Carrying The Momentum From November?
John Caldwell was the 2003 Republican nominee for the Northern District Transportation Commission position, but his campaign time was cut short when he was activated to military duty. A little less than eight years later, Caldwell is making another run for the post in the January 11 special election following the death of Bill Minor.
Caldwell- more than any other candidate in the race- is running on his party affiliation and making sure every voter knows he is a Republican. As we have talked about, there will be no party label on the ballot in less than two weeks.
But Caldwell talks about ‘carrying the momentum’ from November on his campaign site: “I am asking for your vote and support as we trek the 33-counties in a few short weeks. We need to maintain the momentum gained when America’s voters returned to our conservative roots, including the resounding victory of State Senator Alan Nunnelee for Congress. It’s time a conservative Republican voice went to Jackson for us in Mississippi’s Department of Transportation.”

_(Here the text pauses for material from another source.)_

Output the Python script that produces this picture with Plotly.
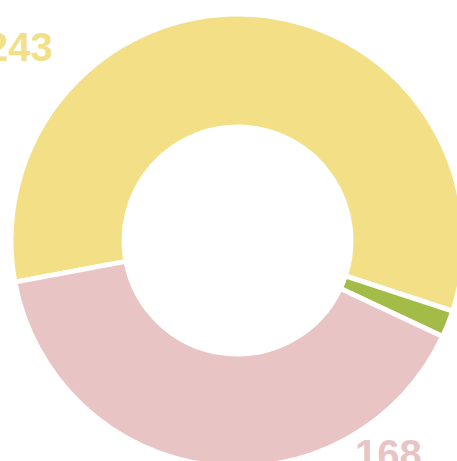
import plotly.graph_objects as go

# Data
categories = ["A", "B", "C"]
values = [243, 8, 168]
colors = ["#f3df85", "#a3bb47", "#e8c4c4"]
label_text = ["243", "", "168"]

# Label anchor positions (paper coords) for the visible labels
label_x = [0.0421, None, 0.8189]
label_y = [0.9023, None, 0.0561]

W, H = 475, 481

fig = go.Figure(
    go.Pie(
        labels=categories,
        values=values,
        sort=False,
        direction="clockwise",
        rotation=-100.6,
        hole=0.501,
        marker=dict(colors=colors, line=dict(color="white", width=5)),
        textinfo="none",
        hoverinfo="skip",
        showlegend=False,
        domain=dict(x=[11 / W, 464 / W], y=[1 - 467 / H, 1 - 14 / H]),
    )
)

annotations = []
for t, x, y, c in zip(label_text, label_x, label_y, colors):
    if not t:
        continue
    annotations.append(
        dict(
            text=t, x=x, y=y, xref="paper", yref="paper",
            xanchor="center", yanchor="middle", showarrow=False,
            font=dict(family="Liberation Sans, Arial, sans-serif", size=40, color=c, weight="bold"),
        )
    )

fig.update_layout(
    width=W, height=H,
    margin=dict(l=0, r=0, t=0, b=0),
    paper_bgcolor="white", plot_bgcolor="white",
    annotations=annotations,
)

fig.write_html(
    "out.html",
    config={"displayModeBar": False},
    post_script="document.body.style.margin='0';document.body.style.overflow='hidden';document.documentElement.style.overflow='hidden';",
)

Special elections can, at times, be a fitting sign of things to come. But they can also be overrated. Scott Brown’s victory in Massachusetts last year gave Republicans reason for optimism about the fall elections. But a couple months later, Democrat Mark Critz won a special election to fill the term of the late John Murtha in a swing district that John McCain won in 2008. Obviously, the GOP did just fine in the fall even without the district.
There are plenty of variables in special elections. Beside the lack of party labels, there is no telling what the turnout will be like (especially one just a couple weeks after Christmas and a couple months after Congressional elections). But, for better or worse, they are an indicator of momentum. The GOP has carried the momentum from November with four party switchers so far; a win in this previously Democratic held seat would further strengthen the perception that 2011 is going to be a bad year for Democrats in the state.